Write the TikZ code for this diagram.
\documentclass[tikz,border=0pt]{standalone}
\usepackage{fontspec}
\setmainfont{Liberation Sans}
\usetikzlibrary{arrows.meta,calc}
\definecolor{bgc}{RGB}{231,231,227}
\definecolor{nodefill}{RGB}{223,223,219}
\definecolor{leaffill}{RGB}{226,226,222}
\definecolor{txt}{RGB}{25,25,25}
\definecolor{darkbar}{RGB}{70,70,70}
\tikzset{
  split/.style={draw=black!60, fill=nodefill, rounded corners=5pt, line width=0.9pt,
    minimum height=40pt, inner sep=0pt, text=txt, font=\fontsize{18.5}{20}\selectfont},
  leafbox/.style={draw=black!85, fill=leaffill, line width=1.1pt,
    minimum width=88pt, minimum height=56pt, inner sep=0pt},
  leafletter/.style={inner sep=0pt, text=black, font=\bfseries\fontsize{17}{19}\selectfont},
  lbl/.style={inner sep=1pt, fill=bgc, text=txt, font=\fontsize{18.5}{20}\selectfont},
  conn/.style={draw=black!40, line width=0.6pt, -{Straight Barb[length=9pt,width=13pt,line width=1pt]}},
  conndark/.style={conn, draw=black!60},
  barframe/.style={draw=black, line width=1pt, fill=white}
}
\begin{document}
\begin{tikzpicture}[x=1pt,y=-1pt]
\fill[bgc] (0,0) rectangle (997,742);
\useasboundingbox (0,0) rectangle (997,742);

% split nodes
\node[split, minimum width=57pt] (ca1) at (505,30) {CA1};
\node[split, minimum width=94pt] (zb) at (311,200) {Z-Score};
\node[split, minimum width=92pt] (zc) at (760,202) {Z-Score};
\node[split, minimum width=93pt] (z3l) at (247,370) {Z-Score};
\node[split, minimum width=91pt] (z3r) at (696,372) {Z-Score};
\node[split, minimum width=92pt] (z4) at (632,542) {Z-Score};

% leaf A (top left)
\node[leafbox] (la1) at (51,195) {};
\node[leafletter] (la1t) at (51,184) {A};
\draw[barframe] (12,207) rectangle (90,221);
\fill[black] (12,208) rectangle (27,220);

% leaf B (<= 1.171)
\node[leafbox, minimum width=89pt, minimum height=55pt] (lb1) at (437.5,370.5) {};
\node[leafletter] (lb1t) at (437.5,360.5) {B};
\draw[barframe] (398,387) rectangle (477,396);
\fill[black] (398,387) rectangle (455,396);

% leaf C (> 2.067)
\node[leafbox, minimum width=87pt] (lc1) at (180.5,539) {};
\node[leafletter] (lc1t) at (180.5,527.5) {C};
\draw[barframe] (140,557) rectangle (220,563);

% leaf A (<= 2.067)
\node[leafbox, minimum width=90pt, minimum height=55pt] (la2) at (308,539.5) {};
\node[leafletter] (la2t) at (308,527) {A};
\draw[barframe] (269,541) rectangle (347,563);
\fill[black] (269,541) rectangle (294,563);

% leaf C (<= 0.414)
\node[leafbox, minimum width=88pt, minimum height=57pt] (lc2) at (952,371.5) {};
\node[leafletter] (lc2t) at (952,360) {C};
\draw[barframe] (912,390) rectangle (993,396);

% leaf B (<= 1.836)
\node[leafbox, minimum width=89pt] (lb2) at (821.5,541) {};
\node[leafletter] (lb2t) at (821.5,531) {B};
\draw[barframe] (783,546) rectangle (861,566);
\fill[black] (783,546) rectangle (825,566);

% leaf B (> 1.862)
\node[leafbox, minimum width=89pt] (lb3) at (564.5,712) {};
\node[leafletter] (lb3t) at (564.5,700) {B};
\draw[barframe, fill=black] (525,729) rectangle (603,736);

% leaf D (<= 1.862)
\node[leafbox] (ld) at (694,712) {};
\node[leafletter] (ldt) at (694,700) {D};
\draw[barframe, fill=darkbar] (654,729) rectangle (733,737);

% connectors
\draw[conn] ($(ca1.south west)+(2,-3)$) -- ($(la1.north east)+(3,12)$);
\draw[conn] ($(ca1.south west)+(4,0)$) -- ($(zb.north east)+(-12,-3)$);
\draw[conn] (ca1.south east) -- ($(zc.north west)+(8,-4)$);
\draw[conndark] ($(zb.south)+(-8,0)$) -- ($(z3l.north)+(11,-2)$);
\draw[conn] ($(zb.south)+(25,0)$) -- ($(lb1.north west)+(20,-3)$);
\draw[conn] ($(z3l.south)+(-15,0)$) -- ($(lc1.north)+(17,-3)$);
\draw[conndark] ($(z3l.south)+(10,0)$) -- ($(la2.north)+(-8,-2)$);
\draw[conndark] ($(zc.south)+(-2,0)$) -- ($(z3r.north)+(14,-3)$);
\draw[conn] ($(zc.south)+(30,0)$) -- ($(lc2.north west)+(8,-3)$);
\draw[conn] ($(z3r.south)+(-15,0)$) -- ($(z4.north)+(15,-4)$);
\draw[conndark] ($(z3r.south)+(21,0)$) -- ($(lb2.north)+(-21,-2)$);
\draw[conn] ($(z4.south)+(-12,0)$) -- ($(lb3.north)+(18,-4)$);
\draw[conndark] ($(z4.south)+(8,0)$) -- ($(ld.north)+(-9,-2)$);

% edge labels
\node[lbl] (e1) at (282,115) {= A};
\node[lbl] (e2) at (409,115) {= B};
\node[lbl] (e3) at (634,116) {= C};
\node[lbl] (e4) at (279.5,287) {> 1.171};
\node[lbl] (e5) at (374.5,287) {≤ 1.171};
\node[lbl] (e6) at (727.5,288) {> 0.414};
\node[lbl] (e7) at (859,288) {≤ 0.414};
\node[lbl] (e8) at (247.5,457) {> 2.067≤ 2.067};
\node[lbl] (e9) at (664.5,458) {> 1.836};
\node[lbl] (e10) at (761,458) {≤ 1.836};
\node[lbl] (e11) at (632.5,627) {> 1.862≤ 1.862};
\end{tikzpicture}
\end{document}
------------------------------------------------
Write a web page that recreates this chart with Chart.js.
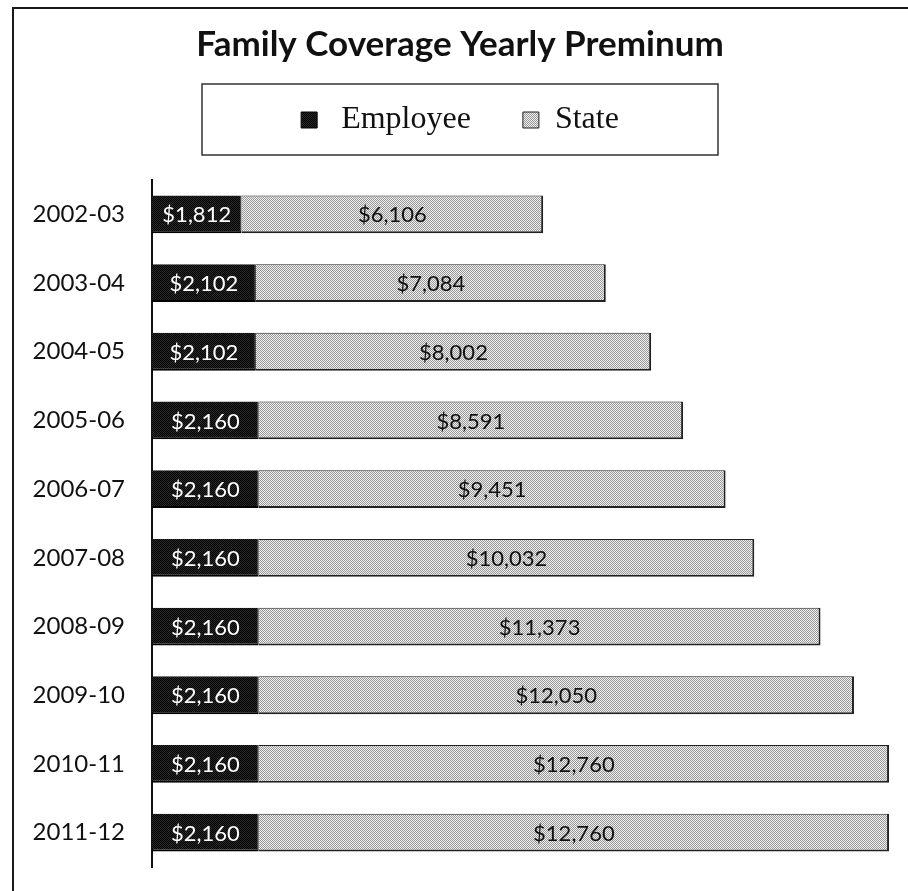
------------------------------------------------
-- Work to be completed --
Return each line with "Write".

-- Reply to the exercise --
Write the TikZ code for this diagram.
Write a web page that recreates this chart with Chart.js.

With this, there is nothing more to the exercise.